原来她还有个女儿。我多看了那小女孩两眼,总觉得那眉眼之间有几分熟悉,可又说不上来像谁。
日子一天天过去,我渐渐熟悉了乡村卫生所的工作。给人开药、打针、拔罐、艾灸,倒也忙得充实。秋月经常来卫生所,有时是真的不舒服,有时候好像就是来看看。每次来,她都会问问我爸的情况。
这天晚上,我正要收拾东西回住处,外面突然下起了大雨。秋月抱着她女儿闯了进来,小姑娘发着高烧,浑身滚烫。
我赶紧给小姑娘打退烧针,可是烧一直不退。秋月急得直掉眼泪:“小刘大夫,求求你救救我闺女!”
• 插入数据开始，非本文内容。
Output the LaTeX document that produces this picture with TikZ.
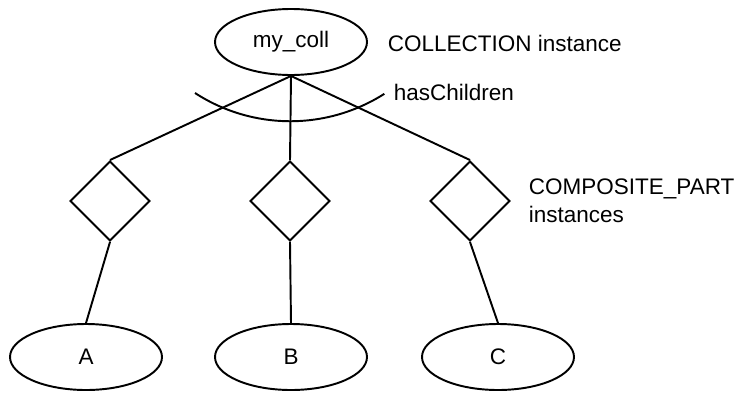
\documentclass[tikz,border=0pt]{standalone}
\usepackage{fontspec}
\setmainfont{Liberation Sans}
\usetikzlibrary{shapes.geometric}

\begin{document}
\begin{tikzpicture}[line width=1.1pt,
    inst/.style={ellipse, draw, minimum width=3.04cm, minimum height=1.32cm, inner sep=0pt},
    part/.style={diamond, draw, aspect=1, minimum size=1.6cm, inner sep=0pt},
    note/.style={anchor=west, inner sep=0pt, align=left}]
\fontsize{12.8pt}{15.9pt}\selectfont
\useasboundingbox (0,0) rectangle (14.78,7.84);

% the collection on top
\node[inst] (coll) at (5.82,7.0) {my\_coll};

% Define part diamonds and their instances in a loop
\foreach \name/\px/\ix/\label in {pa/2.2/1.72/A, pb/5.8/5.82/B, pc/9.4/9.96/C} {
    \node[part] (\name) at (\px,3.82) {};
    \node[inst] (\label) at (\ix,0.70) {\label};
}

% Define edges in a loop
\foreach \dest/\inst in {pa/A, pb/B, pc/C} {
    \draw (coll.south) -- (\dest.north);
    \draw (\dest.south) -- (\inst.north);
}

% the arc across the children edges
\coordinate (arcl) at (3.9,5.98);
\draw (arcl) arc[start angle=237, end angle=302.5, radius=3.5cm];

\node[note] (collnote) at (7.74,6.98) {COLLECTION instance};
\node[note] (hasch) at (7.86,6.0) {hasChildren};
\node[note] (partnote) at (10.56,3.82) {COMPOSITE\_PART\\instances};

\end{tikzpicture}
\end{document}
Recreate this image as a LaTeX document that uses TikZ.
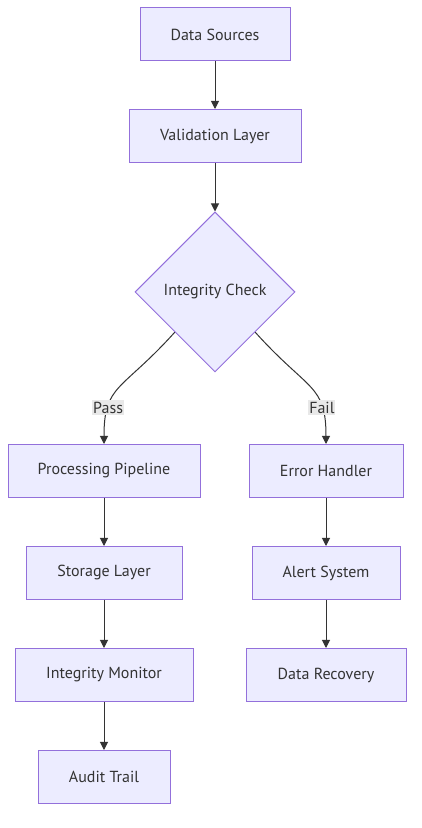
\documentclass[tikz,border=0pt]{standalone}
\usepackage{fontspec}
\setmainfont{PT Sans}
\usetikzlibrary{shapes.geometric,arrows.meta,calc}
\definecolor{boxfill}{HTML}{ECECFF}
\definecolor{boxline}{HTML}{9370DB}
\definecolor{ink}{HTML}{333333}
\definecolor{tagfill}{HTML}{E8E8E8}

\begin{document}
\begin{tikzpicture}[x=1pt,y=1pt,font=\fontsize{16}{19}\selectfont,
    box/.style={draw=boxline,fill=boxfill,text=ink,line width=1pt,minimum height=53pt,inner sep=0pt},
    check/.style={box,diamond,minimum width=160pt,minimum height=160pt},
    flow/.style={draw=ink,line width=1pt,-{Triangle[length=8pt,width=8pt]}},
    tag/.style={fill=tagfill,text=ink,inner xsep=1pt,inner ysep=2pt}]
    \useasboundingbox (0,0) rectangle (422,828);

    \node [box,minimum width=150pt] (src) at (215,793.5) {Data Sources};
    \node [box,minimum width=172pt] (val) at (215,692) {Validation Layer};
    \node [check] (chk) at (215,536) {Integrity Check};

    \node [box,minimum width=192pt] (pipe) at (104,357) {Processing Pipeline};
    \node [box,minimum width=156pt] (store) at (104,255) {Storage Layer};
    \node [box,minimum width=178pt] (mon) at (104,153) {Integrity Monitor};
    \node [box,minimum width=132pt] (audit) at (104,51) {Audit Trail};

    \node [box,minimum width=154pt] (err) at (326,357) {Error Handler};
    \node [box,minimum width=148pt] (alert) at (326,255) {Alert System};
    \node [box,minimum width=160pt] (rec) at (326,153) {Data Recovery};

    \coordinate (passout) at ($(chk.west)!.5!(chk.south)$);
    \coordinate (failout) at ($(chk.east)!.5!(chk.south)$);

    \draw [flow] (src) -- (val);
    \draw [flow] (val) -- (chk);
    \draw [flow] (passout) to[out=-132,in=90,out distance=80pt,in distance=60pt] node[tag,pos=.73] {Pass} (pipe.north);
    \draw [flow] (failout) to[out=-48,in=90,out distance=80pt,in distance=60pt] node[tag,pos=.73] {Fail} (err.north);
    \draw [flow] (pipe) -- (store);
    \draw [flow] (store) -- (mon);
    \draw [flow] (mon) -- (audit);
    \draw [flow] (err) -- (alert);
    \draw [flow] (alert) -- (rec);
\end{tikzpicture}
\end{document}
看着情况不对,我只好给我爸打电话。电话那头,我爸听说了情况,说他马上过来。
一个小时后,我爸顶着大雨来了。他一进门,就看到了秋月。两个人都愣住了。
“秋月。。。。。。”我爸喃喃地叫了声。
“长河。。。。。。”秋月低下头,泪水夺眶而出。
我这才明白过来,原来他们认识。不,不只是认识,他们之间一定有什么故事。
那天晚上,我爸很快就把小女孩的病治好了。临走时,我看到我爸的眼睛也是红红的。
后来的一个月,我再也没见过秋月。听说她带着女儿搬走了,小卖部也关了门。老张告诉我,二十年前,我爸和秋月是一对相爱的恋人,但是因为门第的原因被拆散了。秋月的女儿,其实是我同父异母的妹妹。
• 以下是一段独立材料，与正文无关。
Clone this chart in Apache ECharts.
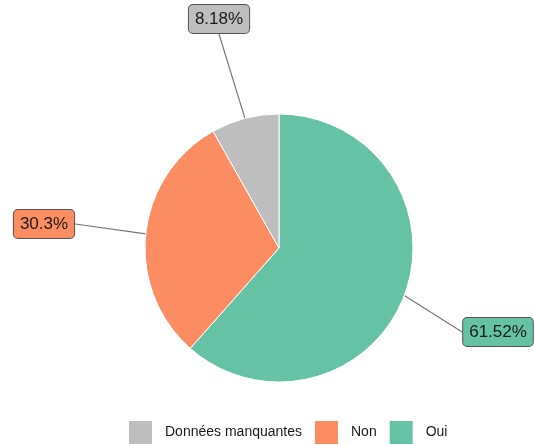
<!DOCTYPE html>
<html>
<head>
<meta charset="utf-8">
<script src="https://cdn.jsdelivr.net/npm/echarts@6/dist/echarts.min.js"></script>
<style>
  html, body { margin: 0; padding: 0; background: #fff; }
  #chart { width: 534px; height: 445px; }
</style>
</head>
<body>
<div id="chart"></div>
<script>
// données (ordre du tracé : sens horaire depuis midi)
var categories = ['Oui', 'Non', 'Données manquantes'];
var values = [61.52, 30.3, 8.18];
var legendOrder = ['Données manquantes', 'Non', 'Oui'];
var colors = ['#66C2A5', '#FC8D62', '#BEBEBE'];

// position des étiquettes (centre de la boîte)
var labelPos = [[498, 332], [44, 224], [219, 19]];

var chart = echarts.init(document.getElementById('chart'));

var data = categories.map(function (name, i) {
  return {
    name: name,
    value: values[i],
    itemStyle: { color: colors[i] },
    label: { backgroundColor: colors[i] }
  };
});

var option = {
  animation: false,
  legend: {
    data: legendOrder,
    left: 127,
    top: 419,
    padding: 0,
    itemWidth: 25,
    itemHeight: 25,
    itemGap: 11,
    icon: 'rect',
    textStyle: {
      fontFamily: 'Liberation Sans',
      fontSize: 14,
      color: '#1a1a1a',
      padding: [0, 0, 0, 7]
    }
  },
  series: [
    {
      type: 'pie',
      center: [279, 248],
      radius: 134,
      startAngle: 90,
      clockwise: true,
      data: data,
      itemStyle: { borderColor: '#fff', borderWidth: 1 },
      label: {
        show: true,
        position: 'outside',
        formatter: function (p) { return p.value + '%'; },
        fontFamily: 'Liberation Sans',
        fontSize: 17,
        color: '#1a1a1a',
        borderColor: '#555',
        borderWidth: 1,
        borderRadius: 4,
        padding: [6, 6, 5, 6]
      },
      labelLine: {
        show: true,
        length: 20,
        length2: 0,
        lineStyle: { color: '#777', width: 1.2 }
      },
      labelLayout: function (params) {
        var p = labelPos[params.dataIndex];
        return { x: p[0], y: p[1], align: 'center', verticalAlign: 'middle' };
      }
    }
  ]
};

chart.setOption(option);
</script>
</body>
</html>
这个消息让我震惊不已。回去后,我翻出了我爸的老相册。在一张泛黄的照片里,我看到了年轻时的秋月,她穿着碎花连衣裙,笑靥如花。照片背面写着:秋月,愿你此生平安喜乐。
再后来,我回到了县医院工作。每次走过住院部的走廊,我总会想起那个雨夜。我知道,在这个世界的某个角落,还有一对相依为命的母女,她们有着和我一样的血脉,却注定要和我们互为陌路。
人这一生啊,有些缘分错过了,就真的是一辈子了。